Dataset records:
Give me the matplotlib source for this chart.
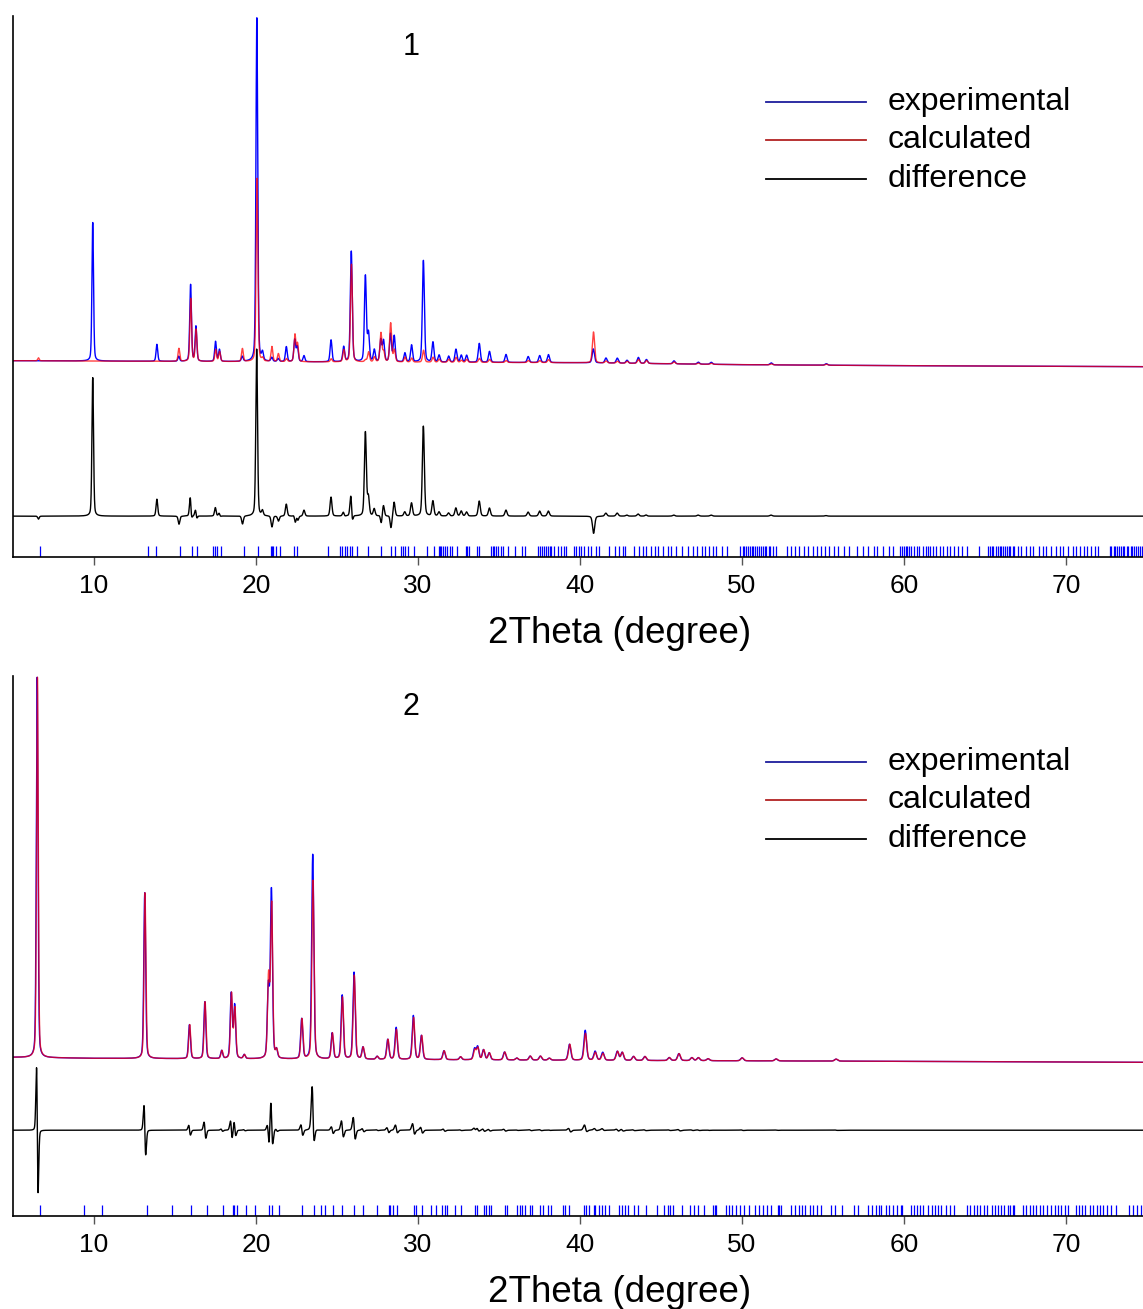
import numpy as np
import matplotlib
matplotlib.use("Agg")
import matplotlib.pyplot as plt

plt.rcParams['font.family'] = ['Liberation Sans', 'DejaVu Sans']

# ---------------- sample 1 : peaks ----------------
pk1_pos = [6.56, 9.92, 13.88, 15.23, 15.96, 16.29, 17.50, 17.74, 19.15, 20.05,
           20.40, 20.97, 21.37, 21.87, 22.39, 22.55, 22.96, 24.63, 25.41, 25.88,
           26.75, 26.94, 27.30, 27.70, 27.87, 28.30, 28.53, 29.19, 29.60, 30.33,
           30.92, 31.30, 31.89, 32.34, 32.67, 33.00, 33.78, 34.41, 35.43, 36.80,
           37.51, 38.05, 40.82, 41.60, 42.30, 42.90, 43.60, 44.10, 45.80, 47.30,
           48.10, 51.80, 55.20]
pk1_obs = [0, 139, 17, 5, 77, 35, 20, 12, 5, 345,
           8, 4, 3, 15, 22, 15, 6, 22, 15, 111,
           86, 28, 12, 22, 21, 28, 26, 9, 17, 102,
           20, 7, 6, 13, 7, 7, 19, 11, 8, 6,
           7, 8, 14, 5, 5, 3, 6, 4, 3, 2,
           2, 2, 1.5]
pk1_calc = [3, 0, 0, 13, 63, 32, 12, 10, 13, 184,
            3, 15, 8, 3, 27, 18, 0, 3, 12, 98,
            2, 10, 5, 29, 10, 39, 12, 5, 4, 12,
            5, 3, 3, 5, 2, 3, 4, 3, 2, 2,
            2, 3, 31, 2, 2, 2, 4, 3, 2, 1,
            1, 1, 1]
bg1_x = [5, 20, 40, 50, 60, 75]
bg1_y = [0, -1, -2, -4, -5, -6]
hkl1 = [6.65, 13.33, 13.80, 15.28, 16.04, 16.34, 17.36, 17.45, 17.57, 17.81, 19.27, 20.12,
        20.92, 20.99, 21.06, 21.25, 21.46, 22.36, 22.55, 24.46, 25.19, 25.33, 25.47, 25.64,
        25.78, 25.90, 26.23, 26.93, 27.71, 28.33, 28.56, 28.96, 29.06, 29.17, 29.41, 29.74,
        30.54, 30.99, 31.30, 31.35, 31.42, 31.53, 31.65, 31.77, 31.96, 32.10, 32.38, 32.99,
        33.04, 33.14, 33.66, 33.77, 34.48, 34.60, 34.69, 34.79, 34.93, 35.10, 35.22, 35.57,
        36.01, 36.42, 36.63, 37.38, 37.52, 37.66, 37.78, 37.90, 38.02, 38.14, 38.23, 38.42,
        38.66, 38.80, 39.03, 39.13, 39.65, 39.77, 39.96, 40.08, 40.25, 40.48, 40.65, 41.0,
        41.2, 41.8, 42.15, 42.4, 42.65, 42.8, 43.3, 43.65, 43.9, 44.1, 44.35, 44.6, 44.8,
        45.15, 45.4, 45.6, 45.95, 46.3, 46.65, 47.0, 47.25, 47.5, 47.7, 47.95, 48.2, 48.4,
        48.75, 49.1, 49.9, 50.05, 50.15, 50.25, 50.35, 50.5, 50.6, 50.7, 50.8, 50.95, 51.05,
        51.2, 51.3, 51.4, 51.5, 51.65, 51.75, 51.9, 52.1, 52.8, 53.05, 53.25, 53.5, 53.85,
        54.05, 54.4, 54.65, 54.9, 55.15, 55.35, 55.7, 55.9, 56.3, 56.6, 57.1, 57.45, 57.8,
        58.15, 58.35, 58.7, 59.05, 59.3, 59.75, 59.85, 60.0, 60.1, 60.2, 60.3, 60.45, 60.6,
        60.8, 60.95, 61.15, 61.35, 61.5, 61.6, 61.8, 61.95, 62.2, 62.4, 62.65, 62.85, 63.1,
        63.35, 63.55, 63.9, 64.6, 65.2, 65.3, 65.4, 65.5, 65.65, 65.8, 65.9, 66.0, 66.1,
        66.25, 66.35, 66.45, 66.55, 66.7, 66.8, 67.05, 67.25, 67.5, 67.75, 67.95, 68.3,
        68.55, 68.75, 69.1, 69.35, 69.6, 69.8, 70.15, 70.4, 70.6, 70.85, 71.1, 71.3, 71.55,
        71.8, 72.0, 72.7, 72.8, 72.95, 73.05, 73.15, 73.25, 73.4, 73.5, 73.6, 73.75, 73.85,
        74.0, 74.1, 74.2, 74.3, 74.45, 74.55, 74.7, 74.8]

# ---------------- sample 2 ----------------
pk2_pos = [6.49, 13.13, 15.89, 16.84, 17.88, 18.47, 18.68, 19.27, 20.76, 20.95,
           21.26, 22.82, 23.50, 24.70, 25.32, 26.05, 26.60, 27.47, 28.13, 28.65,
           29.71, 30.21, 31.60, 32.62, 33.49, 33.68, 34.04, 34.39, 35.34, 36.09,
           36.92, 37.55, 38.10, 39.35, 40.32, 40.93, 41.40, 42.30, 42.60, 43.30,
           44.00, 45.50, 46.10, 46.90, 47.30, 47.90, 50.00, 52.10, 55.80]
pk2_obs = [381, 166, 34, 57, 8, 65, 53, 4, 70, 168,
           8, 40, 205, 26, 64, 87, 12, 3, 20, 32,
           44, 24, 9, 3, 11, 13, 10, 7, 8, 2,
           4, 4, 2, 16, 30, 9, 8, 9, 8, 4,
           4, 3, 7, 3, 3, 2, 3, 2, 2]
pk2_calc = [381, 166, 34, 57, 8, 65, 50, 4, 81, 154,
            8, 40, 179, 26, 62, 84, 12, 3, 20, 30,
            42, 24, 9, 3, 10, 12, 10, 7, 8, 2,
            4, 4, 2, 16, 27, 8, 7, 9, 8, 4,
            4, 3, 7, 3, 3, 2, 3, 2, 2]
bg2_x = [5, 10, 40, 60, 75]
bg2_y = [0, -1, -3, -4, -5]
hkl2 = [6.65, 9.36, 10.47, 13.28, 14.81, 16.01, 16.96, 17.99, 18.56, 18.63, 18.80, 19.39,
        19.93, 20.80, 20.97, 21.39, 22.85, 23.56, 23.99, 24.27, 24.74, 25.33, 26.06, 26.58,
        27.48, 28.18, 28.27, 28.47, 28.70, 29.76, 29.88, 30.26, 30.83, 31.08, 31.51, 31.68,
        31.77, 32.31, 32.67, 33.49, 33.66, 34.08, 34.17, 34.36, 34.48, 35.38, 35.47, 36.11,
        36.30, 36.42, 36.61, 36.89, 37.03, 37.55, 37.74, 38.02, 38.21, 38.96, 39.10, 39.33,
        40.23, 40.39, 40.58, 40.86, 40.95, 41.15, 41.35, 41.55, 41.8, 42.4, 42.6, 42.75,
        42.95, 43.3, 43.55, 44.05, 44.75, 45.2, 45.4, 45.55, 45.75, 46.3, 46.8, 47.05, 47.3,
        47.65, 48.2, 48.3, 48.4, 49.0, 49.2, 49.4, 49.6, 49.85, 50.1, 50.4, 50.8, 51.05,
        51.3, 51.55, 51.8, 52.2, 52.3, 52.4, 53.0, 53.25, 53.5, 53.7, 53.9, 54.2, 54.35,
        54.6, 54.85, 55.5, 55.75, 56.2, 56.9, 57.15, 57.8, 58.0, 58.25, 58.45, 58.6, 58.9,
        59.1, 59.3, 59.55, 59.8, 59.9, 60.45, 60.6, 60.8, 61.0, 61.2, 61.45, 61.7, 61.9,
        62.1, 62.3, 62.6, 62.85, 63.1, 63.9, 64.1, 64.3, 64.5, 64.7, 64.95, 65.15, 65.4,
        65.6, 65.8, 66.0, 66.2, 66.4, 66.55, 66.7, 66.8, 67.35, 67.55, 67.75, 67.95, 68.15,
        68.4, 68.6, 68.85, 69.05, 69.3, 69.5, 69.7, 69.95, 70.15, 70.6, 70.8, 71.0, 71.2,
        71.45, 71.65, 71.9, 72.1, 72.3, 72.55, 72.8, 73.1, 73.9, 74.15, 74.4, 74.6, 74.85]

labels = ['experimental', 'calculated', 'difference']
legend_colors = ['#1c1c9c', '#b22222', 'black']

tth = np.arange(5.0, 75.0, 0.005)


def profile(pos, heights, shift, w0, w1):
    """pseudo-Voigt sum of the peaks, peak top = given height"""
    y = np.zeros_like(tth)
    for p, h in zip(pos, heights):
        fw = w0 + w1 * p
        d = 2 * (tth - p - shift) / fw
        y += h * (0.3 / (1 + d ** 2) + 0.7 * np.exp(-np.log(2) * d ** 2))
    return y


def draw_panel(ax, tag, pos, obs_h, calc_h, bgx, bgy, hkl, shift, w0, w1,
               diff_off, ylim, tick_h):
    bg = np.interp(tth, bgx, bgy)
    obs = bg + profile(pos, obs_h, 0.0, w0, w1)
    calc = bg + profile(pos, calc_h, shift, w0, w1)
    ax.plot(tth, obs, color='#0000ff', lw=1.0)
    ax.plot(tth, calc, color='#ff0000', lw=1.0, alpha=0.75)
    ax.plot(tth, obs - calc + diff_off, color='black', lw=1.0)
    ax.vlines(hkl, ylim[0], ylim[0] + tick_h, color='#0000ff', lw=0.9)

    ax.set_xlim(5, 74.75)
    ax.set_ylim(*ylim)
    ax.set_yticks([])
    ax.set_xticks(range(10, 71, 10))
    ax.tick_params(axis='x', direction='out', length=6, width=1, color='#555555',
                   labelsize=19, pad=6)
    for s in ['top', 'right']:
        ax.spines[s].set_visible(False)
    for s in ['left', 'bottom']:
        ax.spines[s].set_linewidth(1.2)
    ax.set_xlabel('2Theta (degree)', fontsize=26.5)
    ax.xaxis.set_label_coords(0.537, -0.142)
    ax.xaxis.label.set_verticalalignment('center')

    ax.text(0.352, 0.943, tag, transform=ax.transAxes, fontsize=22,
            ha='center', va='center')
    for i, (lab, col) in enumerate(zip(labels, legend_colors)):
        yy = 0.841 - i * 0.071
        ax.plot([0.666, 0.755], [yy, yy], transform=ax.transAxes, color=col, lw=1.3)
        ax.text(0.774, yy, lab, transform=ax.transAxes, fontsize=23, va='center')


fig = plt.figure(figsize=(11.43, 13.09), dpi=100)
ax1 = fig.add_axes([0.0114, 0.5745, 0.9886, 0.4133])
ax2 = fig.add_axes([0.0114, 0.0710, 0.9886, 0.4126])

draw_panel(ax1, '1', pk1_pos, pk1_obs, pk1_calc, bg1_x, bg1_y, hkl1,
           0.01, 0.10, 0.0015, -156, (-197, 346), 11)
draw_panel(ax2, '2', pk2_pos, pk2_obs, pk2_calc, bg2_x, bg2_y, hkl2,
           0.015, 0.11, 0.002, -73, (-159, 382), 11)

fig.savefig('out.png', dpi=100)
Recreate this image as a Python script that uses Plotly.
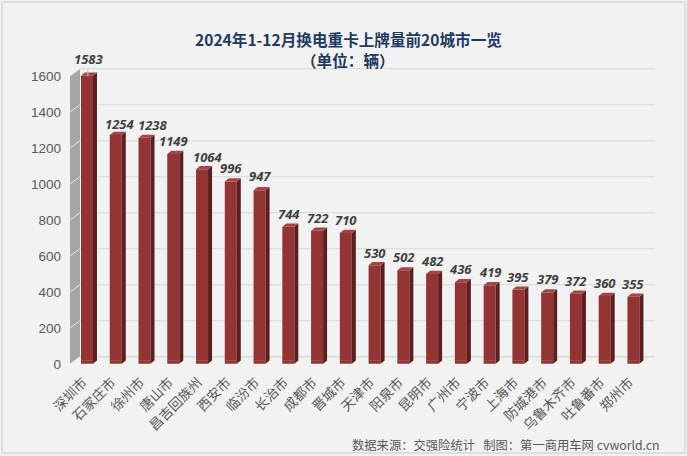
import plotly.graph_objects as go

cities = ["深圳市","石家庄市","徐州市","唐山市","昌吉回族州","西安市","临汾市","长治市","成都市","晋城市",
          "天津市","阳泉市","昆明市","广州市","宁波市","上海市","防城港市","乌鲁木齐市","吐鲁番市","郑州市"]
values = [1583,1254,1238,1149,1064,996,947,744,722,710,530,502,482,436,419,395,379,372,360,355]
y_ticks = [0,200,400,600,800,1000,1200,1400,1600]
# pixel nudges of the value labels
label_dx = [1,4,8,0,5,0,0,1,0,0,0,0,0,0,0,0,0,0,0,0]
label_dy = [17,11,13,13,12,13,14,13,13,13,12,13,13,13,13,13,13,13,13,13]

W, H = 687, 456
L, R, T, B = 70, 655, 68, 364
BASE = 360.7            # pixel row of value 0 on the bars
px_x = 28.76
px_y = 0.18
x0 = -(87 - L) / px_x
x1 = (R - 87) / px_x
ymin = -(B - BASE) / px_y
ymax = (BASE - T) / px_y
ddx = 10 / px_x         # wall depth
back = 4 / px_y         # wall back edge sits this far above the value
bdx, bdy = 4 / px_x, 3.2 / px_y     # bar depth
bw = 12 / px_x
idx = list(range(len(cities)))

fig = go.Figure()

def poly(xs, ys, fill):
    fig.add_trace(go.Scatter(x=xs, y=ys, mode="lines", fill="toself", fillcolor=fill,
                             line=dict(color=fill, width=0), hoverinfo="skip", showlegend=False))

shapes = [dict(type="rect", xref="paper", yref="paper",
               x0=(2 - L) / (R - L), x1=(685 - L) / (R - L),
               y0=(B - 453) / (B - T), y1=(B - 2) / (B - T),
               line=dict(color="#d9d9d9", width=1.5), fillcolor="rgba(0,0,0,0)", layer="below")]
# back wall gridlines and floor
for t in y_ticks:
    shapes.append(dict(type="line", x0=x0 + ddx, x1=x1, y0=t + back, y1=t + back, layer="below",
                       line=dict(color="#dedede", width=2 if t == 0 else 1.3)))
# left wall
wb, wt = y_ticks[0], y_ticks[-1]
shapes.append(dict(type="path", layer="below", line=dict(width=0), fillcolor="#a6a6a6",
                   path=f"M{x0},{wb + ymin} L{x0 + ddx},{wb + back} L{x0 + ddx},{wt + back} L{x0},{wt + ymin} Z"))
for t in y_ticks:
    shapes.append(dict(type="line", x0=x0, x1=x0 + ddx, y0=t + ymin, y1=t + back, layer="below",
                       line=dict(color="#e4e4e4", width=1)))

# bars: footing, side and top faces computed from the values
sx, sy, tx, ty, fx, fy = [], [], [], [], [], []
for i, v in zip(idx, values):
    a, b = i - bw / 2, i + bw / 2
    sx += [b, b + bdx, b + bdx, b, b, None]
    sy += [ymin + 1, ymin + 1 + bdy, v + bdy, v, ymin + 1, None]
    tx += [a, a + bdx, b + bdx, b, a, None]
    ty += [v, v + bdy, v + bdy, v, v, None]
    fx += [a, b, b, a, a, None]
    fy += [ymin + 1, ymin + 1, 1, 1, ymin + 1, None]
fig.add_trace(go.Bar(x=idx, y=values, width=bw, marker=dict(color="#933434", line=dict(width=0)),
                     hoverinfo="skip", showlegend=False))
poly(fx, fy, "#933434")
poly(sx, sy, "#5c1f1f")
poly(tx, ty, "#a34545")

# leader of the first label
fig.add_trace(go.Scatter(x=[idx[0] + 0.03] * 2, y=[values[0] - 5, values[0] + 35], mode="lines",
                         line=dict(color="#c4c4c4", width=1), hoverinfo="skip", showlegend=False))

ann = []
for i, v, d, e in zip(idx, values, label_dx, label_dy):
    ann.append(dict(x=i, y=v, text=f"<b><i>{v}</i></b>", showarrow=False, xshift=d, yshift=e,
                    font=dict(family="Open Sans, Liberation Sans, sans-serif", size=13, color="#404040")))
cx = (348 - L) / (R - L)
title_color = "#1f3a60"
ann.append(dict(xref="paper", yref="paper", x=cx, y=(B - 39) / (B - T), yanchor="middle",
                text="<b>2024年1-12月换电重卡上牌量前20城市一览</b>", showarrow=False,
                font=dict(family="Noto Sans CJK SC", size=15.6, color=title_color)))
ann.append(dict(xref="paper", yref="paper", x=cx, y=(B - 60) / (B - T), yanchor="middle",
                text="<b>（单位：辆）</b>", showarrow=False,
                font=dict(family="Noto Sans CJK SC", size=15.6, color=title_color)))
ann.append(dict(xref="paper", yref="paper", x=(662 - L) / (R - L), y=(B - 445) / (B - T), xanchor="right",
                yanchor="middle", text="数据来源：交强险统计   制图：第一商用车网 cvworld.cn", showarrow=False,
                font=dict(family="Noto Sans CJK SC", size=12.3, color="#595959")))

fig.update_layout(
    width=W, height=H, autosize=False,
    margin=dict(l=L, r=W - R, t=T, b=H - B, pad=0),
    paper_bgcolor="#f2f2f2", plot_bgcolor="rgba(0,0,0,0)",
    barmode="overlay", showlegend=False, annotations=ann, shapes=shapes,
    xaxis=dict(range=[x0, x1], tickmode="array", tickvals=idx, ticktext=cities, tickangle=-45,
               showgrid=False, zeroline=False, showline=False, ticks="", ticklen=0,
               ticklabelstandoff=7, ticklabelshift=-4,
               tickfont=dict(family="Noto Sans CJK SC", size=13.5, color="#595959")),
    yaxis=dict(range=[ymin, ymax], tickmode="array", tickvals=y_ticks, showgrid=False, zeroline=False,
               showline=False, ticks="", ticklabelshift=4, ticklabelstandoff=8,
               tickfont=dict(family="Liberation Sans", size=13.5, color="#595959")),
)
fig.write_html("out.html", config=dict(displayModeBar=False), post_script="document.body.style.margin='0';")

Task to carry out: Please restate the material above line by line, exactly, beginning at its first line and ending with the line that contains "plt.rcParams['font.family'] = ['Liberation", without any pictures.

Finished exercise:
Give me the matplotlib source for this chart.
import numpy as np
import matplotlib
matplotlib.use("Agg")
import matplotlib.pyplot as plt

plt.rcParams['font.family'] = ['Liberation Sans', 'DejaVu Sans']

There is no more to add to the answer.